[Plotting code records]
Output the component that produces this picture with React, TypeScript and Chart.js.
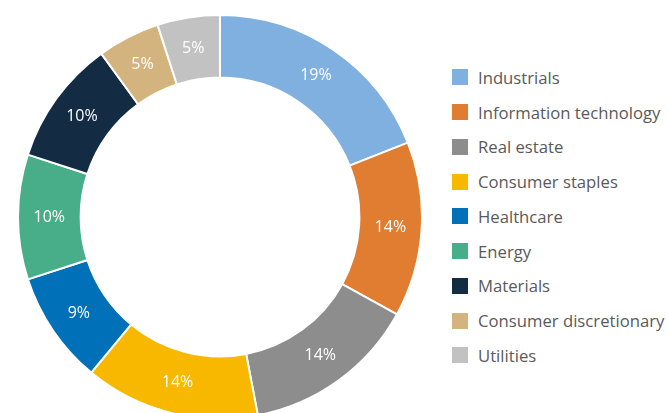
import React, { useEffect, useRef } from "react";
import { Chart, registerables } from "chart.js";

Chart.register(...registerables);

const categories = [
  "Industrials",
  "Information technology",
  "Real estate",
  "Consumer staples",
  "Healthcare",
  "Energy",
  "Materials",
  "Consumer discretionary",
  "Utilities",
];
const shares = [19, 14, 14, 14, 9, 10, 10, 5, 5];
const colors = [
  "#7FB0DF",
  "#E07D31",
  "#8C8D8C",
  "#F8B800",
  "#0070B8",
  "#48AE8A",
  "#132C44",
  "#D4B47E",
  "#C2C2C2",
];

const FONT = "'Open Sans', Lato, sans-serif";

const arcLabels = {
  id: "arcLabels",
  afterDatasetsDraw(chart: any) {
    const ctx = chart.ctx;
    const meta = chart.getDatasetMeta(0);
    ctx.save();
    ctx.fillStyle = "#ffffff";
    ctx.font = `16px ${FONT}`;
    ctx.textAlign = "center";
    ctx.textBaseline = "middle";
    meta.data.forEach((arc: any, i: number) => {
      const p = arc.tooltipPosition();
      ctx.fillText(`${shares[i]}%`, p.x, p.y);
    });
    ctx.restore();
  },
};

export default function App() {
  const ref = useRef<HTMLCanvasElement | null>(null);
  useEffect(() => {
    if (!ref.current) return;
    const chart = new Chart(ref.current, {
      type: "doughnut",
      data: {
        labels: categories,
        datasets: [
          {
            data: shares,
            backgroundColor: colors,
            borderColor: "#ffffff",
            borderWidth: 2,
          },
        ],
      },
      options: {
        animation: false,
        responsive: false,
        maintainAspectRatio: false,
        cutout: "69%",
        layout: { padding: 0 },
        plugins: {
          legend: { display: false },
          tooltip: { enabled: false },
        },
      },
      plugins: [arcLabels],
    });
    return () => chart.destroy();
  }, []);

  return (
    <div
      style={{
        position: "fixed",
        left: 0,
        top: 0,
        width: 668,
        height: 413,
        overflow: "hidden",
        background: "#ffffff",
        fontFamily: FONT,
      }}
    >
      <canvas
        ref={ref}
        width={406}
        height={406}
        style={{ position: "absolute", left: 17, top: 14, width: 406, height: 406 }}
      />
      <div style={{ position: "absolute", left: 452, top: 60 }}>
        {categories.map((c, i) => (
          <div
            key={c}
            style={{
              display: "flex",
              alignItems: "center",
              height: 34.75,
              whiteSpace: "nowrap",
            }}
          >
            <span
              style={{
                display: "inline-block",
                width: 16,
                height: 16,
                background: colors[i],
                marginRight: 10,
              }}
            />
            <span style={{ fontSize: 16.7, color: "#5a5a5a" }}>{c}</span>
          </div>
        ))}
      </div>
    </div>
  );
}
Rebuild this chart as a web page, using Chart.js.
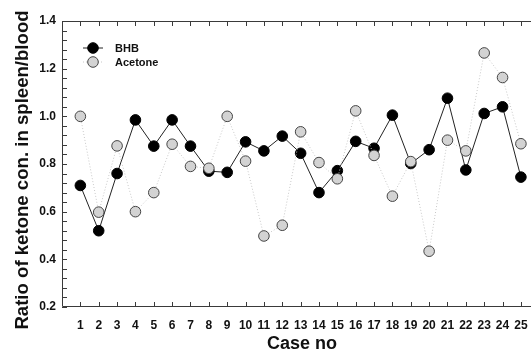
<!DOCTYPE html>
<html>
<head>
<meta charset="utf-8">
<script src="https://cdn.jsdelivr.net/npm/chart.js@4.4.1/dist/chart.umd.min.js"></script>
<style>
  html, body { margin: 0; padding: 0; background: #fff; }
  #wrap { width: 531px; height: 356px; }
</style>
</head>
<body>
<div id="wrap"><canvas id="chart" width="531" height="356"></canvas></div>
<script>
const cases = [1,2,3,4,5,6,7,8,9,10,11,12,13,14,15,16,17,18,19,20,21,22,23,24,25];
const bhb = [0.71,0.52,0.76,0.985,0.875,0.985,0.875,0.77,0.765,0.893,0.855,0.917,0.845,0.68,0.772,0.895,0.866,1.005,0.802,0.86,1.076,0.775,1.012,1.04,0.745];
const acetone = [1.0,0.598,0.876,0.6,0.68,0.883,0.79,0.782,1.0,0.812,0.498,0.543,0.935,0.806,0.738,1.023,0.836,0.665,0.81,0.434,0.9,0.855,1.266,1.163,0.885];
const yTicks = [0.2,0.4,0.6,0.8,1.0,1.2,1.4];

const FONT = 'Arial, "Liberation Sans", Helvetica, sans-serif';
const AXIS = '#3a3a3a';

// strip the automatic label padding so the plot area stays where we put it
const noPad = s => { s.paddingLeft = s.paddingRight = s.paddingTop = s.paddingBottom = 0; };

// axis frame with inward ticks, axis titles and legend
const framePlugin = {
  id: 'frame',
  afterDraw(chart) {
    const { ctx, chartArea: a, scales: { x, y } } = chart;
    ctx.save();
    ctx.strokeStyle = AXIS;
    ctx.lineWidth = 1;
    ctx.beginPath();
    ctx.moveTo(a.right, a.top + 0.5);
    ctx.lineTo(a.left + 0.5, a.top + 0.5);
    ctx.lineTo(a.left + 0.5, a.bottom - 0.5);
    ctx.lineTo(a.right, a.bottom - 0.5);
    for (let i = 1; i <= 25; i++) {
      const px = Math.round(x.getPixelForValue(i)) + 0.5;
      ctx.moveTo(px, a.bottom); ctx.lineTo(px, a.bottom - 5);
      ctx.moveTo(px, a.top); ctx.lineTo(px, a.top + 5);
    }
    for (let k = 0; k <= 30; k++) {
      const py = Math.round(y.getPixelForValue(0.2 + k * 0.04)) + 0.5;
      ctx.moveTo(a.left, py); ctx.lineTo(a.left + 5, py);
    }
    ctx.stroke();

    // titles
    ctx.fillStyle = '#111';
    ctx.textAlign = 'center';
    ctx.textBaseline = 'middle';
    ctx.font = 'bold 18px ' + FONT;
    ctx.fillText('Case no', 302, 344);
    ctx.save();
    ctx.translate(23, 170);
    ctx.rotate(-Math.PI / 2);
    ctx.font = 'bold 18.6px ' + FONT;
    ctx.fillText('Ratio of ketone con. in spleen/blood', 0, 0);
    ctx.restore();

    // legend
    const lx = 93, rows = [
      { label: 'BHB', y: 48, fill: '#000', stroke: '#000', line: '#222', dash: [] },
      { label: 'Acetone', y: 62, fill: '#d3d3d3', stroke: '#444', line: '#c8c8c8', dash: [1, 2] }
    ];
    rows.forEach(r => {
      ctx.strokeStyle = r.line;
      ctx.setLineDash(r.dash);
      ctx.beginPath();
      ctx.moveTo(lx - 10, r.y); ctx.lineTo(lx + 10, r.y);
      ctx.stroke();
      ctx.setLineDash([]);
      ctx.beginPath();
      ctx.arc(lx, r.y, 5.3, 0, Math.PI * 2);
      ctx.fillStyle = r.fill; ctx.fill();
      ctx.strokeStyle = r.stroke; ctx.stroke();
      ctx.fillStyle = '#111';
      ctx.font = 'bold 11px ' + FONT;
      ctx.textAlign = 'left';
      ctx.fillText(r.label, 115, r.y + 0.5);
    });
    ctx.restore();
  }
};

new Chart(document.getElementById('chart'), {
  type: 'line',
  data: {
    labels: cases,
    datasets: [
      {
        label: 'BHB',
        data: cases.map((c, i) => ({ x: c, y: bhb[i] })),
        borderColor: '#222',
        borderWidth: 1,
        backgroundColor: '#000',
        pointBackgroundColor: '#000',
        pointBorderColor: '#000',
        pointBorderWidth: 1,
        pointRadius: 5.3,
        tension: 0,
        clip: false,
        order: 2
      },
      {
        label: 'Acetone',
        data: cases.map((c, i) => ({ x: c, y: acetone[i] })),
        borderColor: '#c8c8c8',
        borderWidth: 1,
        borderDash: [1, 2],
        backgroundColor: '#d3d3d3',
        pointBackgroundColor: '#d3d3d3',
        pointBorderColor: '#444',
        pointBorderWidth: 1,
        pointRadius: 5.3,
        tension: 0,
        clip: false,
        order: 1
      }
    ]
  },
  options: {
    responsive: false,
    animation: false,
    devicePixelRatio: 1,
    layout: { autoPadding: false, padding: { top: 21, right: 0, left: 0, bottom: 0 } },
    plugins: { legend: { display: false }, tooltip: { enabled: false } },
    scales: {
      x: {
        type: 'linear',
        min: 0,
        max: 25.55,
        afterFit(s) { s.height = 49; noPad(s); },
        afterBuildTicks(s) { s.ticks = cases.map(v => ({ value: v })); },
        grid: { display: false, drawTicks: false },
        border: { display: false },
        ticks: {
          padding: 11,
          color: '#111',
          font: { family: FONT, size: 12, weight: 'bold' },
          maxRotation: 0,
          autoSkip: false
        }
      },
      y: {
        min: 0.2,
        max: 1.4,
        afterFit(s) { s.width = 62; noPad(s); },
        afterBuildTicks(s) { s.ticks = yTicks.map(v => ({ value: v })); },
        grid: { display: false, drawTicks: false },
        border: { display: false },
        ticks: {
          padding: 6,
          color: '#111',
          font: { family: FONT, size: 12, weight: 'bold' },
          callback: v => v.toFixed(1)
        }
      }
    }
  },
  plugins: [framePlugin]
});
</script>
</body>
</html>
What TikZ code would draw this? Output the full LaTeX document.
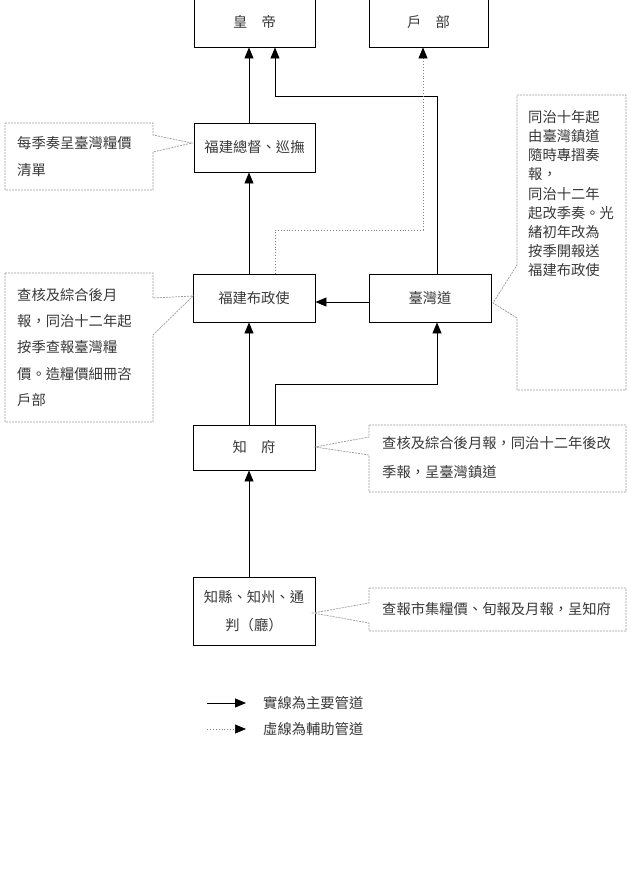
\documentclass[tikz,border=0pt]{standalone}
\usepackage{fontspec}
\newfontfamily\cjk{Noto Sans CJK TC}
\usetikzlibrary{arrows.meta}
\definecolor{txt}{HTML}{383838}
\begin{document}
\begin{tikzpicture}[x=1pt,y=-1pt,
  box/.style={draw, line width=0.9pt, inner sep=0pt, align=center, text=txt,
    font=\cjk\fontsize{14.3}{28}\selectfont},
  arr/.style={-{Triangle[length=11pt,width=9pt,color=black]}, line width=0.9pt},
  dotarr/.style={arr, draw=gray, dotted, line width=0.7pt},
  callout/.style={draw=gray!80, dash pattern=on 2pt off 1pt, line width=0.7pt},
  note/.style={anchor=north west, inner sep=0pt, align=left, text=txt},
  legtext/.style={anchor=west, inner sep=0pt, text=txt, font=\cjk\fontsize{14.3}{16}\selectfont}]
\useasboundingbox (0,0) rectangle (632,876);

% main boxes
\node[box, minimum width=121pt, minimum height=50pt] (hd) at (254.5,22) {皇　帝};
\node[box, minimum width=119pt, minimum height=50pt] (hb) at (428.5,22) {戶　部};
\node[box, minimum width=121pt, minimum height=49pt] (zd) at (254.5,147.5) {福建總督、巡撫};
\node[box, minimum width=122pt, minimum height=48pt] (bz) at (254,298) {福建布政使};
\node[box, minimum width=122pt, minimum height=48pt] (tw) at (430,298) {臺灣道};
\node[box, minimum width=122pt, minimum height=45pt] (zf) at (254,447.5) {知　府};
\node[box, minimum width=122pt, minimum height=68pt] (zx) at (254,611) {知縣、知州、通\\判（廳）};

% helper coordinates
\coordinate (xa) at (249,0);
\coordinate (xb) at (275,0);
\coordinate (k1) at (437,96);
\coordinate (k2) at (423,230);
\coordinate (k3) at (437,384);
\coordinate (ya) at (0,302);

% connectors
\draw[arr] (zd.north -| xa) -- (hd.south -| xa);
\draw[arr] (bz.north -| xa) -- (zd.south -| xa);
\draw[arr] (zf.north -| xa) -- (bz.south -| xa);
\draw[arr] (zx.north -| xa) -- (zf.south -| xa);
\draw[arr] (tw.north -| k1) |- (k1 -| xb) -- (hd.south -| xb);
\draw[dotarr] (bz.north -| xb) |- (k2) -- (hb.south -| k2);
\draw[arr] (zf.north -| xb) |- (k3) -- (tw.south -| k3);
\draw[arr] (tw.west |- ya) -- (bz.east |- ya);

% callouts
\draw[callout] (5,123) -- (153,123) -- (153,135) -- (192,143) -- (153,152) -- (153,190) -- (5,190) -- cycle;
\node[note, font=\cjk\fontsize{14.3}{27}\selectfont] (n1) at (17,136) {每季奏呈臺灣糧價\\清單};

\draw[callout] (5,273) -- (153,273) -- (153,298) -- (193,296) -- (153,335) -- (153,422) -- (5,422) -- cycle;
\node[note, font=\cjk\fontsize{14.3}{26.3}\selectfont] (n2) at (17,288) {查核及綜合後月\\報，同治十二年起\\按季查報臺灣糧\\價。造糧價細冊咨\\戶部};

\draw[callout] (517,95) -- (626,95) -- (626,390) -- (517,390) -- (517,318) -- (493,303) -- (517,265) -- cycle;
\node[note, font=\cjk\fontsize{14.3}{19.2}\selectfont] (n3) at (528,110) {同治十年起\\由臺灣鎮道\\隨時專摺奏\\報，\\同治十二年\\起改季奏。光\\緒初年改為\\按季開報送\\福建布政使};

\draw[callout] (369,425) -- (626,425) -- (626,492) -- (369,492) -- (369,455) -- (315,447) -- (369,437) -- cycle;
\node[note, font=\cjk\fontsize{14.3}{29}\selectfont] (n4) at (382,436) {查核及綜合後月報，同治十二年後改\\季報，呈臺灣鎮道};

\draw[callout] (369,588) -- (626,588) -- (626,631) -- (369,631) -- (369,623) -- (313,613) -- (369,603) -- cycle;
\node[note, font=\cjk\fontsize{14.3}{20}\selectfont] (n5) at (382,602) {查報市集糧價、旬報及月報，呈知府};

% legend
\coordinate (l1a) at (207,703);
\coordinate (l1b) at (246,703);
\coordinate (l2a) at (207,729);
\coordinate (l2b) at (246,729);
\draw[arr] (l1a) -- (l1b);
\draw[dotarr] (l2a) -- (l2b);
\node[legtext] (lg1) at (263,703) {實線為主要管道};
\node[legtext] (lg2) at (263,729) {虛線為輔助管道};
\end{tikzpicture}
\end{document}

**TASK STATEMENT:** Your job is to reproduce the lines from the one with "What TikZ code" through the one with "(0,0) rectangle (632,876);", both kept, exactly as they are. Leave out the pictures.

**THE RESPONSE:**
What TikZ code would draw this? Output the full LaTeX document.
\documentclass[tikz,border=0pt]{standalone}
\usepackage{fontspec}
\newfontfamily\cjk{Noto Sans CJK TC}
\usetikzlibrary{arrows.meta}
\definecolor{txt}{HTML}{383838}
\begin{document}
\begin{tikzpicture}[x=1pt,y=-1pt,
  box/.style={draw, line width=0.9pt, inner sep=0pt, align=center, text=txt,
    font=\cjk\fontsize{14.3}{28}\selectfont},
  arr/.style={-{Triangle[length=11pt,width=9pt,color=black]}, line width=0.9pt},
  dotarr/.style={arr, draw=gray, dotted, line width=0.7pt},
  callout/.style={draw=gray!80, dash pattern=on 2pt off 1pt, line width=0.7pt},
  note/.style={anchor=north west, inner sep=0pt, align=left, text=txt},
  legtext/.style={anchor=west, inner sep=0pt, text=txt, font=\cjk\fontsize{14.3}{16}\selectfont}]
\useasboundingbox (0,0) rectangle (632,876);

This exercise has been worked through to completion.